▶ **Information supplied**
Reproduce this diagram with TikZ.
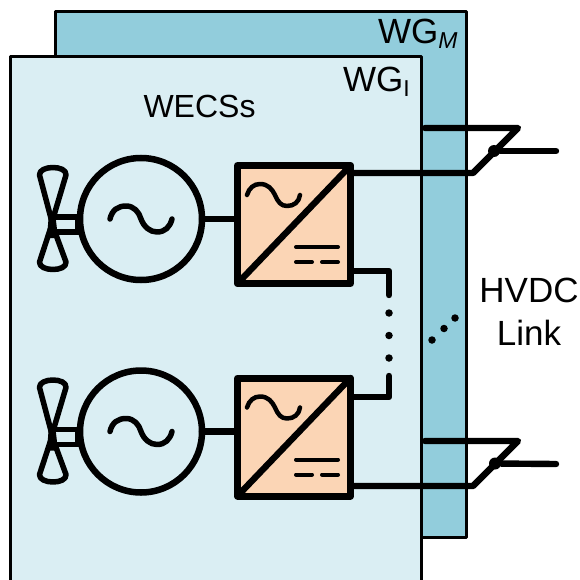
\documentclass[tikz,border=0pt]{standalone}
\usepackage{fontspec}
\setmainfont{Liberation Sans}
\definecolor{teal1}{HTML}{92CDDC}
\definecolor{pale}{HTML}{DAEEF3}
\definecolor{peach}{HTML}{FBD5B5}
\tikzset{
  panel/.style={draw=black,line width=2.9pt,line join=round},
  wire/.style={draw=black,line width=6.4pt,line cap=round,line join=round},
  thin wire/.style={draw=black,line width=4.5pt,line cap=round,line join=round},
  conv/.style={draw=black,fill=peach,line width=7pt,line join=round,minimum width=113pt,minimum height=118pt,inner sep=0pt,outer sep=0pt},
  gen/.style={circle,draw=black,line width=6.5pt,minimum size=122pt,inner sep=0pt,outer sep=0pt},
  lbl/.style={inner sep=0pt,font=\fontsize{35}{43}\selectfont,text=black},
  dot/.style={circle,fill=black,inner sep=0pt,minimum size=7.5pt},
  junction/.style={circle,fill=black,inner sep=0pt,minimum size=12pt}
}
\newcommand{\wecs}[3]{%
  \begin{scope}[yshift=-#1pt]
    \node[gen] (#2) at (141,219) {};
    \node[conv] (#3) at (294,224.5) {};
    \draw[wire] (#2.east) -- (#3.west |- #2.east);
    \draw[wire,line width=5.5pt] (110,219) .. controls (112,210) and (118,206) .. (126,206)
       .. controls (134,206) and (139,212) .. (141,219)
       .. controls (144,227) and (150,232) .. (157,232)
       .. controls (165,232) and (170,227) .. (172,219);
    \draw[wire,line width=5.5pt] (52,222) -- (39.5,175) .. controls (39,165) and (67,165) .. (66,175) -- (52,222)
       (52,224) -- (39.5,262) .. controls (39,272) and (67,272) .. (66,262) -- (52,224);
    \draw[wire,line width=5.5pt] (54,217) -- (80,217) (54,232) -- (80,232);
    \fill[black] (49,212) -- (55,212) -- (58,238) -- (47,238) -- cycle;
    \draw[line width=7pt,black] (78,215) -- (78,234);
    \draw[wire] (#3.south west) -- (#3.north east);
    \draw[thin wire] (247,195) .. controls (249,188) and (254,184) .. (260,184)
       .. controls (268,184) and (272,189) .. (275,195)
       .. controls (278,202) and (281,206) .. (287,206)
       .. controls (294,206) and (299,202) .. (300,195);
    \draw[thin wire,line width=4pt] (296,247) -- (338,247) (296,262) -- (312,262) (322,262) -- (338,262);
  \end{scope}}
\begin{document}
\begin{tikzpicture}[x=1pt,y=-1pt]
  \useasboundingbox (0,0) rectangle (579,580);
  \fill[white] (0,0) rectangle (579,580);
  \path[panel,fill=teal1] (55.5,11.5) rectangle (466.5,537.5);
  \path[panel,fill=pale] (10.5,56.5) rectangle (421.5,590);
  \node[lbl,anchor=base west] (wgm) at (378,44) {WG\raisebox{-5pt}{\fontsize{23}{23}\selectfont\itshape M}};
  \node[lbl,anchor=base west] (wgi) at (343,92) {WG\raisebox{-5pt}{\fontsize{23}{23}\selectfont I}};
  \node[lbl,anchor=base,font=\fontsize{32}{36}\selectfont] (wecs) at (199.5,118) {WECSs};
  \node[lbl,align=center,anchor=center] (hvdc) at (529,312) {HVDC\\Link};
  \wecs{0}{g1}{c1}
  \wecs{212.5}{g2}{c2}
  % upper HVDC link
  \coordinate (a1) at (425,128);
  \coordinate (a2) at (518,128);
  \coordinate (a3) at (473,173);
  \node[junction] (j1) at (494,151) {};
  \coordinate (e1) at (556,151);
  \draw[wire] (c1.east |- a3) -- (a3) -- (a2) -- (a1);
  \draw[wire] (j1) -- (e1);
  % lower HVDC link
  \coordinate (b1) at (425,441);
  \coordinate (b2) at (518,441);
  \coordinate (b3) at (473,486);
  \node[junction] (j2) at (495,463.5) {};
  \coordinate (e2) at (556,464);
  \draw[wire] (c2.east |- b3) -- (b3) -- (b2) -- (b1);
  \draw[wire] (j2) -- (e2);
  % series string
  \coordinate (s1) at (389,271);
  \coordinate (s2) at (389,295);
  \coordinate (s3) at (389,397);
  \coordinate (s4) at (389,376);
  \draw[wire] (c1.east |- s1) -- (s1) -- (s2);
  \draw[wire] (c2.east |- s3) -- (s3) -- (s4);
  \node[dot] (d1) at (389,313) {};
  \node[dot] (d2) at (389,335.5) {};
  \node[dot] (d3) at (389,358) {};
  \node[dot] (d4) at (432,340) {};
  \node[dot] (d5) at (444,328.5) {};
  \node[dot] (d6) at (455,318) {};
\end{tikzpicture}
\end{document}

▶ **Written task**
In this exercise, set down all of the data exactly, without the pictures.

▶ **Correct answer**
Reproduce this diagram with TikZ.
\documentclass[tikz,border=0pt]{standalone}
\usepackage{fontspec}
\setmainfont{Liberation Sans}
\definecolor{teal1}{HTML}{92CDDC}
\definecolor{pale}{HTML}{DAEEF3}
\definecolor{peach}{HTML}{FBD5B5}
\tikzset{
  panel/.style={draw=black,line width=2.9pt,line join=round},
  wire/.style={draw=black,line width=6.4pt,line cap=round,line join=round},
  thin wire/.style={draw=black,line width=4.5pt,line cap=round,line join=round},
  conv/.style={draw=black,fill=peach,line width=7pt,line join=round,minimum width=113pt,minimum height=118pt,inner sep=0pt,outer sep=0pt},
  gen/.style={circle,draw=black,line width=6.5pt,minimum size=122pt,inner sep=0pt,outer sep=0pt},
  lbl/.style={inner sep=0pt,font=\fontsize{35}{43}\selectfont,text=black},
  dot/.style={circle,fill=black,inner sep=0pt,minimum size=7.5pt},
  junction/.style={circle,fill=black,inner sep=0pt,minimum size=12pt}
}
\newcommand{\wecs}[3]{%
  \begin{scope}[yshift=-#1pt]
    \node[gen] (#2) at (141,219) {};
    \node[conv] (#3) at (294,224.5) {};
    \draw[wire] (#2.east) -- (#3.west |- #2.east);
    \draw[wire,line width=5.5pt] (110,219) .. controls (112,210) and (118,206) .. (126,206)
       .. controls (134,206) and (139,212) .. (141,219)
       .. controls (144,227) and (150,232) .. (157,232)
       .. controls (165,232) and (170,227) .. (172,219);
    \draw[wire,line width=5.5pt] (52,222) -- (39.5,175) .. controls (39,165) and (67,165) .. (66,175) -- (52,222)
       (52,224) -- (39.5,262) .. controls (39,272) and (67,272) .. (66,262) -- (52,224);
    \draw[wire,line width=5.5pt] (54,217) -- (80,217) (54,232) -- (80,232);
    \fill[black] (49,212) -- (55,212) -- (58,238) -- (47,238) -- cycle;
    \draw[line width=7pt,black] (78,215) -- (78,234);
    \draw[wire] (#3.south west) -- (#3.north east);
    \draw[thin wire] (247,195) .. controls (249,188) and (254,184) .. (260,184)
       .. controls (268,184) and (272,189) .. (275,195)
       .. controls (278,202) and (281,206) .. (287,206)
       .. controls (294,206) and (299,202) .. (300,195);
    \draw[thin wire,line width=4pt] (296,247) -- (338,247) (296,262) -- (312,262) (322,262) -- (338,262);
  \end{scope}}
\begin{document}
\begin{tikzpicture}[x=1pt,y=-1pt]
  \useasboundingbox (0,0) rectangle (579,580);
  \fill[white] (0,0) rectangle (579,580);
  \path[panel,fill=teal1] (55.5,11.5) rectangle (466.5,537.5);
  \path[panel,fill=pale] (10.5,56.5) rectangle (421.5,590);
  \node[lbl,anchor=base west] (wgm) at (378,44) {WG\raisebox{-5pt}{\fontsize{23}{23}\selectfont\itshape M}};
  \node[lbl,anchor=base west] (wgi) at (343,92) {WG\raisebox{-5pt}{\fontsize{23}{23}\selectfont I}};
  \node[lbl,anchor=base,font=\fontsize{32}{36}\selectfont] (wecs) at (199.5,118) {WECSs};
  \node[lbl,align=center,anchor=center] (hvdc) at (529,312) {HVDC\\Link};
  \wecs{0}{g1}{c1}
  \wecs{212.5}{g2}{c2}
  % upper HVDC link
  \coordinate (a1) at (425,128);
  \coordinate (a2) at (518,128);
  \coordinate (a3) at (473,173);
  \node[junction] (j1) at (494,151) {};
  \coordinate (e1) at (556,151);
  \draw[wire] (c1.east |- a3) -- (a3) -- (a2) -- (a1);
  \draw[wire] (j1) -- (e1);
  % lower HVDC link
  \coordinate (b1) at (425,441);
  \coordinate (b2) at (518,441);
  \coordinate (b3) at (473,486);
  \node[junction] (j2) at (495,463.5) {};
  \coordinate (e2) at (556,464);
  \draw[wire] (c2.east |- b3) -- (b3) -- (b2) -- (b1);
  \draw[wire] (j2) -- (e2);
  % series string
  \coordinate (s1) at (389,271);
  \coordinate (s2) at (389,295);
  \coordinate (s3) at (389,397);
  \coordinate (s4) at (389,376);
  \draw[wire] (c1.east |- s1) -- (s1) -- (s2);
  \draw[wire] (c2.east |- s3) -- (s3) -- (s4);
  \node[dot] (d1) at (389,313) {};
  \node[dot] (d2) at (389,335.5) {};
  \node[dot] (d3) at (389,358) {};
  \node[dot] (d4) at (432,340) {};
  \node[dot] (d5) at (444,328.5) {};
  \node[dot] (d6) at (455,318) {};
\end{tikzpicture}
\end{document}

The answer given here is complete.